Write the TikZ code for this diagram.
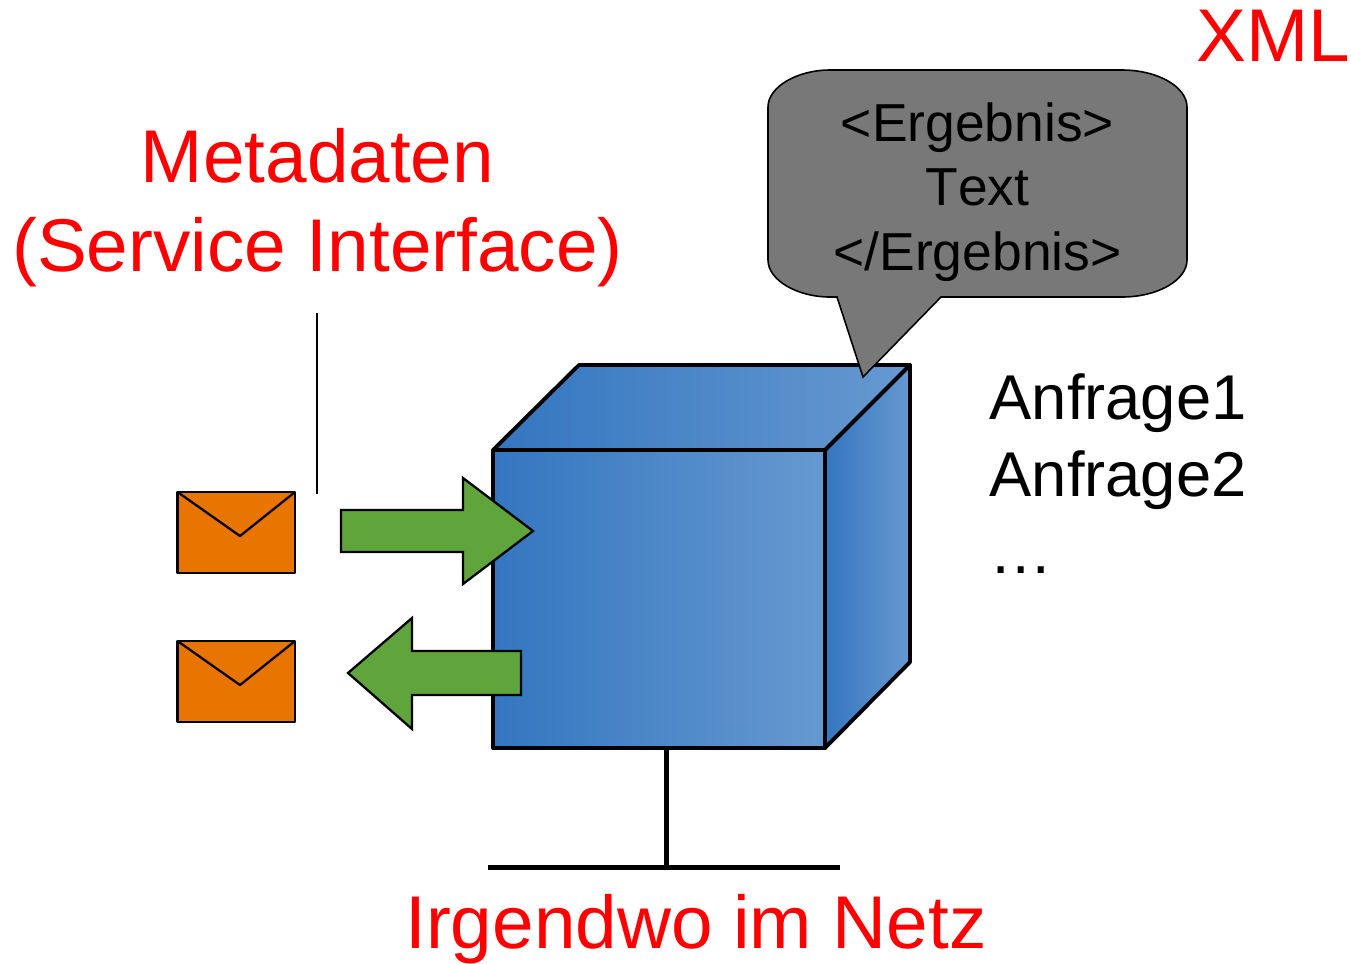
\documentclass[tikz,border=0pt]{standalone}
\usepackage{fontspec}
\setmainfont[Kerning=Off]{Liberation Sans}
\definecolor{boxblue}{HTML}{3476C0}
\definecolor{boxlight}{HTML}{6699D0}
\definecolor{mailorange}{HTML}{E87500}
\definecolor{arrowgreen}{HTML}{5FA53C}
\definecolor{bubblegray}{HTML}{787878}
\tikzset{
  bigred/.style={text=red, inner sep=0pt, align=center, font=\fontsize{21.25}{25.3}\selectfont},
  cubeface/.style={draw=black, line width=1.1pt, line join=round, left color=boxblue, right color=boxlight},
  mail/.style={draw=black, line width=0.65pt, fill=mailorange, line join=round},
  flow/.style={draw=black, line width=0.65pt, fill=arrowgreen, line join=miter}
}

\begin{document}
\begin{tikzpicture}[x=0.01cm, y=-0.01cm]
\useasboundingbox (0,0) rectangle (1351,963);

% Service box
\draw[cubeface] (493,450) -- (579,365) -- (910,365) -- (825,450) -- cycle;
\draw[cubeface] (825,450) -- (910,365) -- (910,662) -- (825,748) -- cycle;
\draw[cubeface] (493,450) rectangle (825,748);

% Stand
\coordinate (standtop) at (666.5,748);
\coordinate (standfoot) at (666.5,867.5);
\coordinate (baseleft) at (488,867.5);
\coordinate (baseright) at (840,867.5);
\draw[line width=1.5pt] (standtop) -- (standfoot);
\draw[line width=1.5pt] (baseleft) -- (baseright);

% Messages
\foreach \ytop/\ytip/\ybot in {492/536/573, 641/685/722} {
  \draw[mail] (177.5,\ytop) rectangle (295,\ybot);
  \draw[mail, fill=none] (177.5,\ytop) -- (240,\ytip) -- (295,\ytop);
}

% Request and response
\draw[flow] (341,510) -- (463,510) -- (463,478) -- (533,531) -- (463,584) -- (463,552) -- (341,552) -- cycle;
\draw[flow] (348,673) -- (412,618) -- (412,651) -- (521,651) -- (521,695) -- (412,695) -- (412,729) -- cycle;

% Speech bubble
\draw[fill=bubblegray, line width=0.45pt, line join=miter] (830,70) -- (1122,70)
  .. controls (1158,70) and (1187,87) .. (1187,107) -- (1187,260)
  .. controls (1187,280) and (1158,297) .. (1122,297) -- (941,297) -- (863,377) -- (837,297) -- (830,297)
  .. controls (797,297) and (768,280) .. (768,260) -- (768,107)
  .. controls (768,87) and (797,70) .. (830,70) -- cycle;
\node[inner sep=0pt, align=center, font=\fontsize{15.2}{18.35}\selectfont] (result) at (977.5,192) {<Ergebnis>\\Text\\</Ergebnis>};

% Labels
\node[bigred] (metadata) at (317.5,208) {Metadaten\\(Service Interface)};
\node[bigred] (xml) at (1273,36) {XML};
\node[bigred] (where) at (696,929) {Irgendwo im Netz};
\node[inner sep=0pt, align=left, anchor=west, font=\fontsize{18}{21.9}\selectfont] (requests) at (989,474) {Anfrage1\\Anfrage2\\…};

\coordinate (leadertop) at (317,313);
\coordinate (leaderbot) at (317,494);
\draw[line width=0.5pt] (leadertop) -- (leaderbot);
\end{tikzpicture}
\end{document}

• The request
Set the data above down again exactly as given, with no pictures.

• Worked answer
Write the TikZ code for this diagram.
\documentclass[tikz,border=0pt]{standalone}
\usepackage{fontspec}
\setmainfont[Kerning=Off]{Liberation Sans}
\definecolor{boxblue}{HTML}{3476C0}
\definecolor{boxlight}{HTML}{6699D0}
\definecolor{mailorange}{HTML}{E87500}
\definecolor{arrowgreen}{HTML}{5FA53C}
\definecolor{bubblegray}{HTML}{787878}
\tikzset{
  bigred/.style={text=red, inner sep=0pt, align=center, font=\fontsize{21.25}{25.3}\selectfont},
  cubeface/.style={draw=black, line width=1.1pt, line join=round, left color=boxblue, right color=boxlight},
  mail/.style={draw=black, line width=0.65pt, fill=mailorange, line join=round},
  flow/.style={draw=black, line width=0.65pt, fill=arrowgreen, line join=miter}
}

\begin{document}
\begin{tikzpicture}[x=0.01cm, y=-0.01cm]
\useasboundingbox (0,0) rectangle (1351,963);

% Service box
\draw[cubeface] (493,450) -- (579,365) -- (910,365) -- (825,450) -- cycle;
\draw[cubeface] (825,450) -- (910,365) -- (910,662) -- (825,748) -- cycle;
\draw[cubeface] (493,450) rectangle (825,748);

% Stand
\coordinate (standtop) at (666.5,748);
\coordinate (standfoot) at (666.5,867.5);
\coordinate (baseleft) at (488,867.5);
\coordinate (baseright) at (840,867.5);
\draw[line width=1.5pt] (standtop) -- (standfoot);
\draw[line width=1.5pt] (baseleft) -- (baseright);

% Messages
\foreach \ytop/\ytip/\ybot in {492/536/573, 641/685/722} {
  \draw[mail] (177.5,\ytop) rectangle (295,\ybot);
  \draw[mail, fill=none] (177.5,\ytop) -- (240,\ytip) -- (295,\ytop);
}

% Request and response
\draw[flow] (341,510) -- (463,510) -- (463,478) -- (533,531) -- (463,584) -- (463,552) -- (341,552) -- cycle;
\draw[flow] (348,673) -- (412,618) -- (412,651) -- (521,651) -- (521,695) -- (412,695) -- (412,729) -- cycle;

% Speech bubble
\draw[fill=bubblegray, line width=0.45pt, line join=miter] (830,70) -- (1122,70)
  .. controls (1158,70) and (1187,87) .. (1187,107) -- (1187,260)
  .. controls (1187,280) and (1158,297) .. (1122,297) -- (941,297) -- (863,377) -- (837,297) -- (830,297)
  .. controls (797,297) and (768,280) .. (768,260) -- (768,107)
  .. controls (768,87) and (797,70) .. (830,70) -- cycle;
\node[inner sep=0pt, align=center, font=\fontsize{15.2}{18.35}\selectfont] (result) at (977.5,192) {<Ergebnis>\\Text\\</Ergebnis>};

% Labels
\node[bigred] (metadata) at (317.5,208) {Metadaten\\(Service Interface)};
\node[bigred] (xml) at (1273,36) {XML};
\node[bigred] (where) at (696,929) {Irgendwo im Netz};
\node[inner sep=0pt, align=left, anchor=west, font=\fontsize{18}{21.9}\selectfont] (requests) at (989,474) {Anfrage1\\Anfrage2\\…};

\coordinate (leadertop) at (317,313);
\coordinate (leaderbot) at (317,494);
\draw[line width=0.5pt] (leadertop) -- (leaderbot);
\end{tikzpicture}
\end{document}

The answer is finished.